For the material that follows, list every line containing the word "this".

◆ **SUPPLIED ENTRIES**:
----------------------------------------
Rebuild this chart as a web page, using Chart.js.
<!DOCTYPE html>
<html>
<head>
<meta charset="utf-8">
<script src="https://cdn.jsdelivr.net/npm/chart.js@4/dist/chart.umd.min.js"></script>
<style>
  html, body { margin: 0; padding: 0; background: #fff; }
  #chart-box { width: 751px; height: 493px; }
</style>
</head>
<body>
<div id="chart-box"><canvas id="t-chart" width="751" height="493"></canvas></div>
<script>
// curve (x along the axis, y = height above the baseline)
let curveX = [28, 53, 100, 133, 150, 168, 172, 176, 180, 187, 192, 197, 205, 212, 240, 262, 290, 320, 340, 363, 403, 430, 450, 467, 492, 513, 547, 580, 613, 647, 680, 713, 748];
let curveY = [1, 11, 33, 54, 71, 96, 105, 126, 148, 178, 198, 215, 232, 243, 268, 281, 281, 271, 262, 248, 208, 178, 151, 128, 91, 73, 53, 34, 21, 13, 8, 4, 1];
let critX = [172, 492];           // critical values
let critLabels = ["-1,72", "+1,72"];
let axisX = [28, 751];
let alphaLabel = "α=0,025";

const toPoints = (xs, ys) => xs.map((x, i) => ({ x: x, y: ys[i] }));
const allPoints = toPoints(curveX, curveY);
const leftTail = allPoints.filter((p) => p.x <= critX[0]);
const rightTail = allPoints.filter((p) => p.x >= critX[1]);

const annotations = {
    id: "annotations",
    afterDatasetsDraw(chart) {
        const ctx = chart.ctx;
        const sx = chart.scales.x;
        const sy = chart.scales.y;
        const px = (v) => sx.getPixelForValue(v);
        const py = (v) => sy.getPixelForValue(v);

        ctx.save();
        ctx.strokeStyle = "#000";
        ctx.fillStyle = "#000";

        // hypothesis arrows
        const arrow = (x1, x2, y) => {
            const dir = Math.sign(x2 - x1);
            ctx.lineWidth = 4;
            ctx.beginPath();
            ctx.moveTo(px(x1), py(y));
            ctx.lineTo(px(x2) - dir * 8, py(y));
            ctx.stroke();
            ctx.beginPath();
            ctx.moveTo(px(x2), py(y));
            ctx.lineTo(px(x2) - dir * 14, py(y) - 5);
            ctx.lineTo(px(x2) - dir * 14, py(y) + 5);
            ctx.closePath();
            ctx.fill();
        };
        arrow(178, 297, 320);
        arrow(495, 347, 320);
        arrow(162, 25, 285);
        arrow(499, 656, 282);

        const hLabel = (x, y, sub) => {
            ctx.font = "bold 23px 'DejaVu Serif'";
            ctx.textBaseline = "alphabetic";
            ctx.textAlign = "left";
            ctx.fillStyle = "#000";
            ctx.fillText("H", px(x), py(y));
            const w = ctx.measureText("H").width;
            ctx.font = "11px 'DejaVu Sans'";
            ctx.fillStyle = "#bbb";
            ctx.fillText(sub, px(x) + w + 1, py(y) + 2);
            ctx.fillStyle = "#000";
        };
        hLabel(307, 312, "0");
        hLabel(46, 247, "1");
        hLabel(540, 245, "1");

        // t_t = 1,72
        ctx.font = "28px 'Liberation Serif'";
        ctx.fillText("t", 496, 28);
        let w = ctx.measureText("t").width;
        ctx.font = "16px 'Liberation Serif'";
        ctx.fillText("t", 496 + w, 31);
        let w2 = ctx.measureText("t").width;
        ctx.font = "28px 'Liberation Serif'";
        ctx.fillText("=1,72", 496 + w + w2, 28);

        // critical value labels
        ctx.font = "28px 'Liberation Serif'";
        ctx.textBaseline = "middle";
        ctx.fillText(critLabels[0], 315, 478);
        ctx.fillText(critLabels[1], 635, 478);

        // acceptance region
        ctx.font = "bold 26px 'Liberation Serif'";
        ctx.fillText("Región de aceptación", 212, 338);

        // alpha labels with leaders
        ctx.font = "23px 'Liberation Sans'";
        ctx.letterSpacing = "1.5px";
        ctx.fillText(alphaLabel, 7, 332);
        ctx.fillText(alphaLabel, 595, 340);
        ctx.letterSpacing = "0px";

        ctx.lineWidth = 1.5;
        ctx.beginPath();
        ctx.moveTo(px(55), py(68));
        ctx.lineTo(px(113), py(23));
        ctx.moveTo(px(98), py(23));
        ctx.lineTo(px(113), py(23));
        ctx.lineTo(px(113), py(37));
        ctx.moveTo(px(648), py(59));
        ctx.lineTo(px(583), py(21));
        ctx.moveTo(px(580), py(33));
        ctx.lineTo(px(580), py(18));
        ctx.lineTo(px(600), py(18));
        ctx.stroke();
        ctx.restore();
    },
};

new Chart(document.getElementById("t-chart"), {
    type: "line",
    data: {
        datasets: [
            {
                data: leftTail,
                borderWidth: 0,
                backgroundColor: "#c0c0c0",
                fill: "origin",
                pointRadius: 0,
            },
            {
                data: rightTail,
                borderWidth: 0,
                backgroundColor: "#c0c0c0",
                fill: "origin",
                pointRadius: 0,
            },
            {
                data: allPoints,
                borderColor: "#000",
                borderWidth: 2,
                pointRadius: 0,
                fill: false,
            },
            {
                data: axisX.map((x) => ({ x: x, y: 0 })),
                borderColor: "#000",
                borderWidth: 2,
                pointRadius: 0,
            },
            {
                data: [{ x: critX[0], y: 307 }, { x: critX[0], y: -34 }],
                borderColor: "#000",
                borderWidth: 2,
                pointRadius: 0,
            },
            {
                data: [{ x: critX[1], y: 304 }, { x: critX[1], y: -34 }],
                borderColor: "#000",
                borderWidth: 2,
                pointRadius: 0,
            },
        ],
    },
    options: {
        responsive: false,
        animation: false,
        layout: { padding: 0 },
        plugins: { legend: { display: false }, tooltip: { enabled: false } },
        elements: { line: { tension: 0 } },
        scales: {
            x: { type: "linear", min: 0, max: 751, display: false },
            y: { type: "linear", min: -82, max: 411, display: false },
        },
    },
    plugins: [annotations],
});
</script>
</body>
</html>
----------------------------------------
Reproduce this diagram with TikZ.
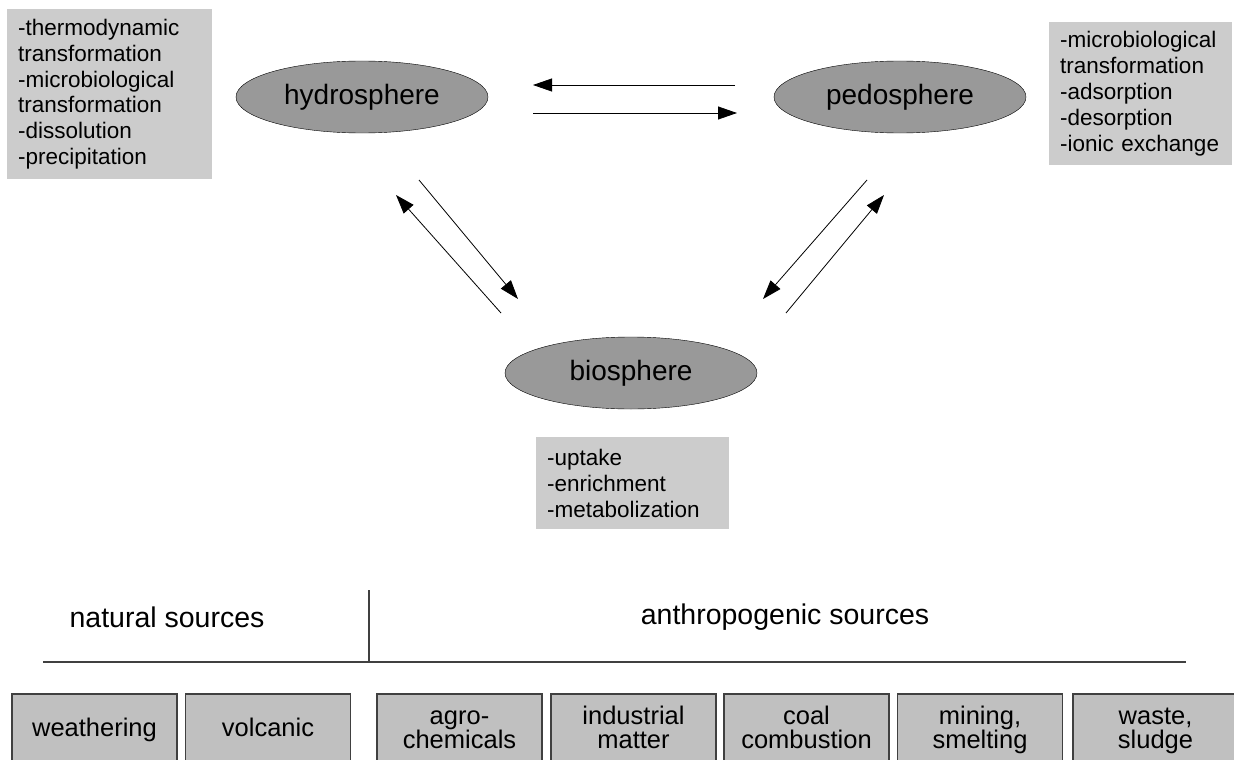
----------------------------------------
◆ **RESULT**:
Rebuild this chart as a web page, using Chart.js.
Reproduce this diagram with TikZ.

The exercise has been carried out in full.